Goal of the exercise
Reproduce exactly, and only, the lines running from the start of the entries below to the line containing "x = list(range(len(periods)))".

Input rows
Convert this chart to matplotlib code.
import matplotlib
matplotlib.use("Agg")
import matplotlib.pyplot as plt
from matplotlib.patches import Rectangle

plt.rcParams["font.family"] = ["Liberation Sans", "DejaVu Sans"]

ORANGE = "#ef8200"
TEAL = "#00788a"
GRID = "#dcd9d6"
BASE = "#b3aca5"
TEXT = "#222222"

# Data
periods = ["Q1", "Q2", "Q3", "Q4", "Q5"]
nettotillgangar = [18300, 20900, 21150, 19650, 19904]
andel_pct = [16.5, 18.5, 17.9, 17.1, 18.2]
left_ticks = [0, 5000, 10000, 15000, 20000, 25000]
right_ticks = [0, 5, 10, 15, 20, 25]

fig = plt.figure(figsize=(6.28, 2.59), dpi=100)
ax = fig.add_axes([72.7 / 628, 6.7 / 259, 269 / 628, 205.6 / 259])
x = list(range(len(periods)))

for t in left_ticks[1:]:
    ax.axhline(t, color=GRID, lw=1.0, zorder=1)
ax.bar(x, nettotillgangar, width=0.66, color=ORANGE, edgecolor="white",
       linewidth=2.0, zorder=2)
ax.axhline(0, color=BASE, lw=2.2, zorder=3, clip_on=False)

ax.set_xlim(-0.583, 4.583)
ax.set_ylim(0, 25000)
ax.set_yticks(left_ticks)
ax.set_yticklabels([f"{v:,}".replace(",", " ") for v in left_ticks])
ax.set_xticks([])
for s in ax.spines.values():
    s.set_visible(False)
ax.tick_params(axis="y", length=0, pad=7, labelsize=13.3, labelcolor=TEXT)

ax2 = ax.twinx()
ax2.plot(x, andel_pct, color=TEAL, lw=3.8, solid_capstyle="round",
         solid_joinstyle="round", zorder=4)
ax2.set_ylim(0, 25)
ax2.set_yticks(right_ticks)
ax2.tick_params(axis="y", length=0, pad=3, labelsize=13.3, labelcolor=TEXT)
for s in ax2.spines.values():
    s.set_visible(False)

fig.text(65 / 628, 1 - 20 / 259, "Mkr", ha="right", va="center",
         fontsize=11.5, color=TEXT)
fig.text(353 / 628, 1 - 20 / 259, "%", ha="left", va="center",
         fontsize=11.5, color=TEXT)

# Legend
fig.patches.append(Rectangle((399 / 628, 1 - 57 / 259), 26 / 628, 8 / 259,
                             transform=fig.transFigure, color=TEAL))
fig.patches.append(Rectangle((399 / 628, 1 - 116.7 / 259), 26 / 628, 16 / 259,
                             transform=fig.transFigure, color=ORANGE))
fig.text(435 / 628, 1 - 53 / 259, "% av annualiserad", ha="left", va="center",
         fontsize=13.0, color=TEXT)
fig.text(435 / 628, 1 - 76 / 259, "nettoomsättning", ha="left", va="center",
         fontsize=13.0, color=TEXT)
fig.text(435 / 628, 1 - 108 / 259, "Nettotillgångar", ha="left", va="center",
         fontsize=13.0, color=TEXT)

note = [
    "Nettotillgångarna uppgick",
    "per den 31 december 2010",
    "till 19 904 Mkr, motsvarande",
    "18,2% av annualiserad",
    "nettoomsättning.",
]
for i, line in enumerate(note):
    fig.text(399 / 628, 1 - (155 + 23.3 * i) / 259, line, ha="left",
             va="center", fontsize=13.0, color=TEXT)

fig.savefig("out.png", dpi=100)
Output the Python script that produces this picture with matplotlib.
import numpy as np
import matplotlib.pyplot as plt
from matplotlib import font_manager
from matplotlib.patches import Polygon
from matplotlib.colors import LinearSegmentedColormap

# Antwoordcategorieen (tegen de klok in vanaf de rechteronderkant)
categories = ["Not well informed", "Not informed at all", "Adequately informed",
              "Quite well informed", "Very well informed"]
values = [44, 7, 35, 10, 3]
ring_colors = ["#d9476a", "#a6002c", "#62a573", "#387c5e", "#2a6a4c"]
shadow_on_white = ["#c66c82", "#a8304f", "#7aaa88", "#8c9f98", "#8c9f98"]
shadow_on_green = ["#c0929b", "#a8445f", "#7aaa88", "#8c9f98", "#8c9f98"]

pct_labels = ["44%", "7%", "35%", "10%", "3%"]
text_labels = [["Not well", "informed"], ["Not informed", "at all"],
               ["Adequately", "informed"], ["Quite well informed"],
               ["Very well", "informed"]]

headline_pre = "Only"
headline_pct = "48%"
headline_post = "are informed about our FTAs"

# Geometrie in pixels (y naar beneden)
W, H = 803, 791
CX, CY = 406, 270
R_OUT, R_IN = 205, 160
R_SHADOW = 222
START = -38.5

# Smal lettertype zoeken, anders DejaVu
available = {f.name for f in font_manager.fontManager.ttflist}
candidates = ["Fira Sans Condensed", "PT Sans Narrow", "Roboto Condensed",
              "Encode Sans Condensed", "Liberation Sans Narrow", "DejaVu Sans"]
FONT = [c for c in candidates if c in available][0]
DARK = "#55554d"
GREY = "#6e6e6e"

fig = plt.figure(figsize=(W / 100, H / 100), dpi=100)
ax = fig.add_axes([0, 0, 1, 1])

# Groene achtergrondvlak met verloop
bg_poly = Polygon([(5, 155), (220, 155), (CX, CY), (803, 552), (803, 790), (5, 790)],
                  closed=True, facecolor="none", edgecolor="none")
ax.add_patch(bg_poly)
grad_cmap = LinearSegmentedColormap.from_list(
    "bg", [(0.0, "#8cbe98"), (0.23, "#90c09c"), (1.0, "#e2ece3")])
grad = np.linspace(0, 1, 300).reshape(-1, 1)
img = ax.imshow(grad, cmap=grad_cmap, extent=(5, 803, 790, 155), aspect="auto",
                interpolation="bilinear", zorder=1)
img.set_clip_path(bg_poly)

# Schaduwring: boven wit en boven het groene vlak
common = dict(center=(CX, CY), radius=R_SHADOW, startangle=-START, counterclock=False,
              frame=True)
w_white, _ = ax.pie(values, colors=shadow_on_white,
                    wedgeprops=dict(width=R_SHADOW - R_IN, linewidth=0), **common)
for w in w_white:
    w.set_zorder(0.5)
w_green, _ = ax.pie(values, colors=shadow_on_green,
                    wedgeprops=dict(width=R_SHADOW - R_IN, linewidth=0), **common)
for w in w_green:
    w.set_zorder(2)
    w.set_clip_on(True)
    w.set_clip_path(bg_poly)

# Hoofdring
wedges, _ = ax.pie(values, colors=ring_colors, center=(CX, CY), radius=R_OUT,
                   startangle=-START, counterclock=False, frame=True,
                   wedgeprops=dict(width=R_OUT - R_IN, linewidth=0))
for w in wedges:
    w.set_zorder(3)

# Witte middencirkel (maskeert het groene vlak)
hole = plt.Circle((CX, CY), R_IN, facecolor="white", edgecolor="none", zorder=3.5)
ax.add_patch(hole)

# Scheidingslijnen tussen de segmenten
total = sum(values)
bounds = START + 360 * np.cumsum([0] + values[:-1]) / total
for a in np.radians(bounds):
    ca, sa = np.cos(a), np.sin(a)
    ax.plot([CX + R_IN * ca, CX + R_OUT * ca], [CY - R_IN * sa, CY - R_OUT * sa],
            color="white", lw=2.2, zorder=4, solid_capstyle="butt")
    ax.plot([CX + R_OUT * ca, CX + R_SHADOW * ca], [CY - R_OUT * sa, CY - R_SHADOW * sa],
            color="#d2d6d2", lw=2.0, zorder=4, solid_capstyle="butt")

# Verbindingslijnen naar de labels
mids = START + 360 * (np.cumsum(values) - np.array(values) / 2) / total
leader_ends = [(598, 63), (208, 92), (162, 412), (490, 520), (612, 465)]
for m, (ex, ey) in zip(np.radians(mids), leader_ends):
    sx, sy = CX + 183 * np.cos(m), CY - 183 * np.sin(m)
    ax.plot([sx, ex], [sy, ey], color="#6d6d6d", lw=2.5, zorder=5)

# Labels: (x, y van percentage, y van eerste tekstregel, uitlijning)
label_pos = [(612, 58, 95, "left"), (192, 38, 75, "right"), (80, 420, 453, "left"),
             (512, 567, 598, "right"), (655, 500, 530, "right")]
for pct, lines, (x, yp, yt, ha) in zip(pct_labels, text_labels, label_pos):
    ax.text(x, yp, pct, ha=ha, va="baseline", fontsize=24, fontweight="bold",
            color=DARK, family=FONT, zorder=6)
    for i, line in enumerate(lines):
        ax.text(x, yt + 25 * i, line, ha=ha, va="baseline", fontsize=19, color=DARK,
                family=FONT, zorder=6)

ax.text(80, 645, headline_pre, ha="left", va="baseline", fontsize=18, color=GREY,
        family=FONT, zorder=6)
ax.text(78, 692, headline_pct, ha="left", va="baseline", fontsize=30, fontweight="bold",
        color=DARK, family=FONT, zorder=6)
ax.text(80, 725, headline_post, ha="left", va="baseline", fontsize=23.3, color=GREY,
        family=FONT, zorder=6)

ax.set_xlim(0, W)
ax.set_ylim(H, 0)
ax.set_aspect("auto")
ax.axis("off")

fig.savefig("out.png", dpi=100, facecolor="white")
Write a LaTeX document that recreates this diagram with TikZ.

Correct output
Convert this chart to matplotlib code.
import matplotlib
matplotlib.use("Agg")
import matplotlib.pyplot as plt
from matplotlib.patches import Rectangle

plt.rcParams["font.family"] = ["Liberation Sans", "DejaVu Sans"]

ORANGE = "#ef8200"
TEAL = "#00788a"
GRID = "#dcd9d6"
BASE = "#b3aca5"
TEXT = "#222222"

# Data
periods = ["Q1", "Q2", "Q3", "Q4", "Q5"]
nettotillgangar = [18300, 20900, 21150, 19650, 19904]
andel_pct = [16.5, 18.5, 17.9, 17.1, 18.2]
left_ticks = [0, 5000, 10000, 15000, 20000, 25000]
right_ticks = [0, 5, 10, 15, 20, 25]

fig = plt.figure(figsize=(6.28, 2.59), dpi=100)
ax = fig.add_axes([72.7 / 628, 6.7 / 259, 269 / 628, 205.6 / 259])
x = list(range(len(periods)))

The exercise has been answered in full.